The campaign was launched in 2011 with the publication of a report detailing attacks on healthcare facilities and workers and analyzing the health impacts for communities as healthcare workers flee.

== Background ==
Global appreciation about the neutral and impartial role that humanitarian aid organizations take in situations of armed conflict diminished in the aftermath of the September 11 attacks.

== Launch ==
The International Committee of the Red Cross launched the Health Care In Danger campaign in 2011 with the publication of a report detailing 655 attacks on healthcare facilities in sixteen countries, noting them as breaches of the Geneva Conventions.

The report explained how attacks on healthcare facilities and healthcare workers in conflict zones reduced the ability of humanitarian aid organizations to deliver humanitarian health services to people with healthcare needs. The report included the slogan "Violence against health care must end".
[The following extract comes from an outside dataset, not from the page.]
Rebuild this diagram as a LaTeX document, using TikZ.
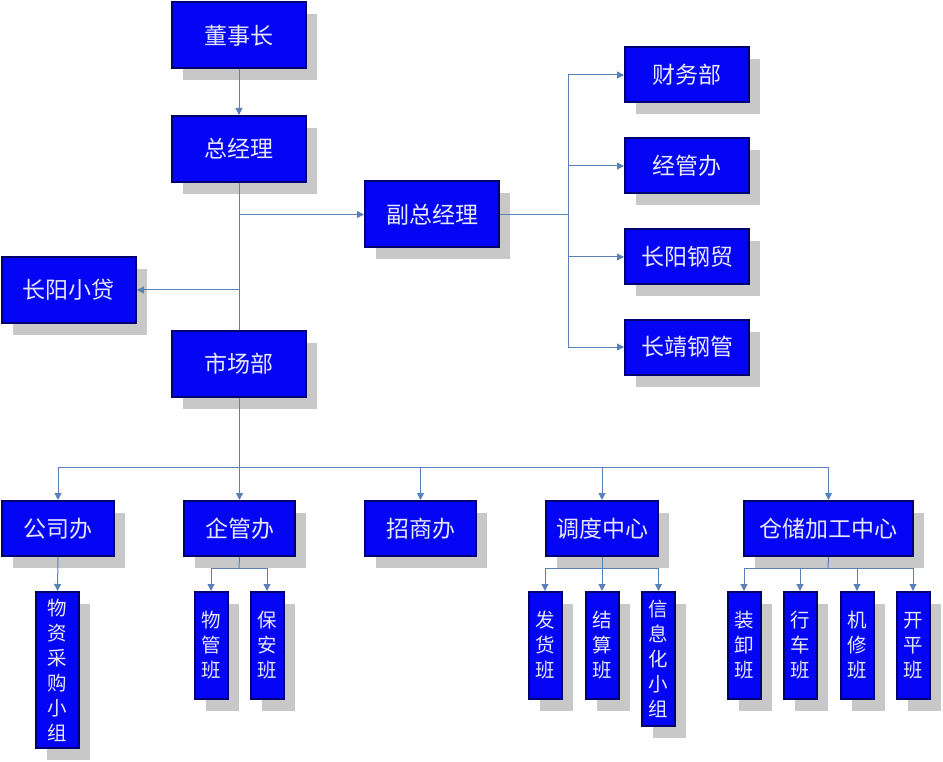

The campaign aimed to improve the delivery of healthcare in conflict zones and other contexts, and to improve protections afforded to health care staff, facilities, and patients, during conflict and other emergencies. It cites examples including how one attack in Somalia prevented 150,000 medical consultations per year, and calculated that the consequences of violence against healthcare workers in the Democratic Republic of the Congo results in excess mortality of 40,000 people per month. Other examples include the killing of 628 healthcare workers in Iraq and the fleeing of 18,000 doctors in the aftermath of the US-led invasion in 2003.

The report documented that 33% of the attacks were undertaken by armed forces of sovereign states and 36.9% of attacks were done by non-state armed groups. NGOs were the target of 34.5% of attacks, 25.6% of targets were locally run healthcare facilities, and 16.8% of targets were part of the Red Cross movement.
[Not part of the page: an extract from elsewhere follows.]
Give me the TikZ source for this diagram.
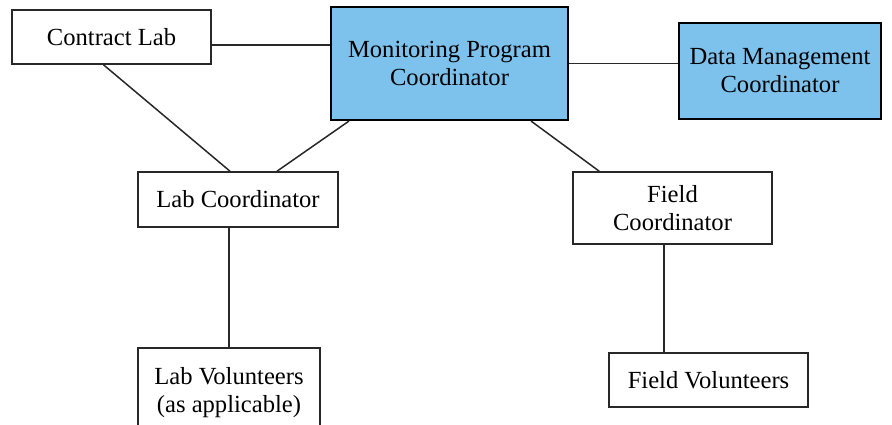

The campaign includes workshops between the International Committee of the Red Cross, the Canadian Red Cross, the Iranian Red Crescent, the Norwegian Red Cross, organized to collect ideas to improve the safety and protection of healthcare workers, facilities and patients.

== COVID-19 pandemic ==
The Health Care In Danger campaign leadership reported to The Lancet in 2020 that there were 611 attacks on healthcare workers and facilities in between 1 February 2020 and 31 July 2020 in the context of the COVID-19 pandemic. 67% of the 611 incidents were physical attacks on healthcare staff.

== Other campaigns ==
Since the 2011 launch of the campaign, which was the first of its kind, other organizations have launched similar campaigns. Médecins Sans Frontières run a comparable campaign called Medical Care Under Fire and Physicians for Human Rights document attacks on medical doctors and health facilities during the Syrian civil war. Humanitarian Outcomes compile the Aid Worker Security Database, which documents attacks on humanitarian workers.

== Leadership ==

- As of 2020, Maciej Polkowski was the head of the campaign.
- Robin Coupland M.D. was the lead author of the 2011 report.